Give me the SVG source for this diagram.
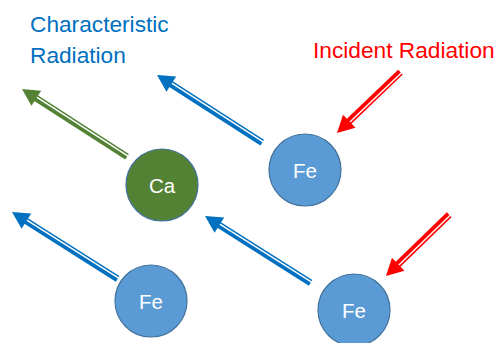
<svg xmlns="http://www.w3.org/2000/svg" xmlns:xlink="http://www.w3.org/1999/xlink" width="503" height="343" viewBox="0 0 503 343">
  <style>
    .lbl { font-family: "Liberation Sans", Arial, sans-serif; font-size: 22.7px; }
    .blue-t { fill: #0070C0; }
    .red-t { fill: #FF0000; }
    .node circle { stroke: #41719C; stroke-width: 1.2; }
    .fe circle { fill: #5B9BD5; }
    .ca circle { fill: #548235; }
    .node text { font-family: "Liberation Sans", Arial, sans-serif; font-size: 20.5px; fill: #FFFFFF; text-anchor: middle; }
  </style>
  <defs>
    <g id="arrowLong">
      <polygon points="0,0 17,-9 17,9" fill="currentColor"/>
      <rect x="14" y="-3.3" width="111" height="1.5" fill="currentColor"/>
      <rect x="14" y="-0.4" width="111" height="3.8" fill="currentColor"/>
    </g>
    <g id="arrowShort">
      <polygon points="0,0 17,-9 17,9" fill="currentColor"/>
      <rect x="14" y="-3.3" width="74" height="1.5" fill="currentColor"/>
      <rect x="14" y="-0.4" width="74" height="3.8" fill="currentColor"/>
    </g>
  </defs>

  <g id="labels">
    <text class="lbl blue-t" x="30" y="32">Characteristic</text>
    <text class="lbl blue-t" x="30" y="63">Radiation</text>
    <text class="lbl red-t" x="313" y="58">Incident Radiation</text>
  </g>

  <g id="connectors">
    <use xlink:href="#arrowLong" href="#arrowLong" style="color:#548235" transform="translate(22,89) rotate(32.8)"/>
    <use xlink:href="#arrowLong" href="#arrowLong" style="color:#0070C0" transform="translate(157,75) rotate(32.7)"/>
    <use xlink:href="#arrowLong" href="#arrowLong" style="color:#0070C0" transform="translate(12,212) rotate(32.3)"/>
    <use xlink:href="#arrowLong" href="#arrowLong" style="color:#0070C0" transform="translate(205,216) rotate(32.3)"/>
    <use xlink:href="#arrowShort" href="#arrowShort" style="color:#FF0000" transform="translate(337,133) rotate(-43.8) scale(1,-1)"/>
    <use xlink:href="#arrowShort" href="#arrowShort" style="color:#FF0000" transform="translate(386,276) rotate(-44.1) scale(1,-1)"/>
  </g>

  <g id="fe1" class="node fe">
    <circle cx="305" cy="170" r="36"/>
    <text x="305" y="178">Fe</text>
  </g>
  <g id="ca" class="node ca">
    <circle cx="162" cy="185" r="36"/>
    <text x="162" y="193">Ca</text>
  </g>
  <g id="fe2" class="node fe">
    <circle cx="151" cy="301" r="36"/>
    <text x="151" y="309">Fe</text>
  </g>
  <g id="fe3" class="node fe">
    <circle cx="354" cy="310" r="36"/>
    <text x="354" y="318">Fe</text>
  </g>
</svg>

-=-=-=-=-

**Your instructions**
Print the whole listing above once more, word for word, without its pictures.

**Output for this task**
Give me the SVG source for this diagram.
<svg xmlns="http://www.w3.org/2000/svg" xmlns:xlink="http://www.w3.org/1999/xlink" width="503" height="343" viewBox="0 0 503 343">
  <style>
    .lbl { font-family: "Liberation Sans", Arial, sans-serif; font-size: 22.7px; }
    .blue-t { fill: #0070C0; }
    .red-t { fill: #FF0000; }
    .node circle { stroke: #41719C; stroke-width: 1.2; }
    .fe circle { fill: #5B9BD5; }
    .ca circle { fill: #548235; }
    .node text { font-family: "Liberation Sans", Arial, sans-serif; font-size: 20.5px; fill: #FFFFFF; text-anchor: middle; }
  </style>
  <defs>
    <g id="arrowLong">
      <polygon points="0,0 17,-9 17,9" fill="currentColor"/>
      <rect x="14" y="-3.3" width="111" height="1.5" fill="currentColor"/>
      <rect x="14" y="-0.4" width="111" height="3.8" fill="currentColor"/>
    </g>
    <g id="arrowShort">
      <polygon points="0,0 17,-9 17,9" fill="currentColor"/>
      <rect x="14" y="-3.3" width="74" height="1.5" fill="currentColor"/>
      <rect x="14" y="-0.4" width="74" height="3.8" fill="currentColor"/>
    </g>
  </defs>

  <g id="labels">
    <text class="lbl blue-t" x="30" y="32">Characteristic</text>
    <text class="lbl blue-t" x="30" y="63">Radiation</text>
    <text class="lbl red-t" x="313" y="58">Incident Radiation</text>
  </g>

  <g id="connectors">
    <use xlink:href="#arrowLong" href="#arrowLong" style="color:#548235" transform="translate(22,89) rotate(32.8)"/>
    <use xlink:href="#arrowLong" href="#arrowLong" style="color:#0070C0" transform="translate(157,75) rotate(32.7)"/>
    <use xlink:href="#arrowLong" href="#arrowLong" style="color:#0070C0" transform="translate(12,212) rotate(32.3)"/>
    <use xlink:href="#arrowLong" href="#arrowLong" style="color:#0070C0" transform="translate(205,216) rotate(32.3)"/>
    <use xlink:href="#arrowShort" href="#arrowShort" style="color:#FF0000" transform="translate(337,133) rotate(-43.8) scale(1,-1)"/>
    <use xlink:href="#arrowShort" href="#arrowShort" style="color:#FF0000" transform="translate(386,276) rotate(-44.1) scale(1,-1)"/>
  </g>

  <g id="fe1" class="node fe">
    <circle cx="305" cy="170" r="36"/>
    <text x="305" y="178">Fe</text>
  </g>
  <g id="ca" class="node ca">
    <circle cx="162" cy="185" r="36"/>
    <text x="162" y="193">Ca</text>
  </g>
  <g id="fe2" class="node fe">
    <circle cx="151" cy="301" r="36"/>
    <text x="151" y="309">Fe</text>
  </g>
  <g id="fe3" class="node fe">
    <circle cx="354" cy="310" r="36"/>
    <text x="354" y="318">Fe</text>
  </g>
</svg>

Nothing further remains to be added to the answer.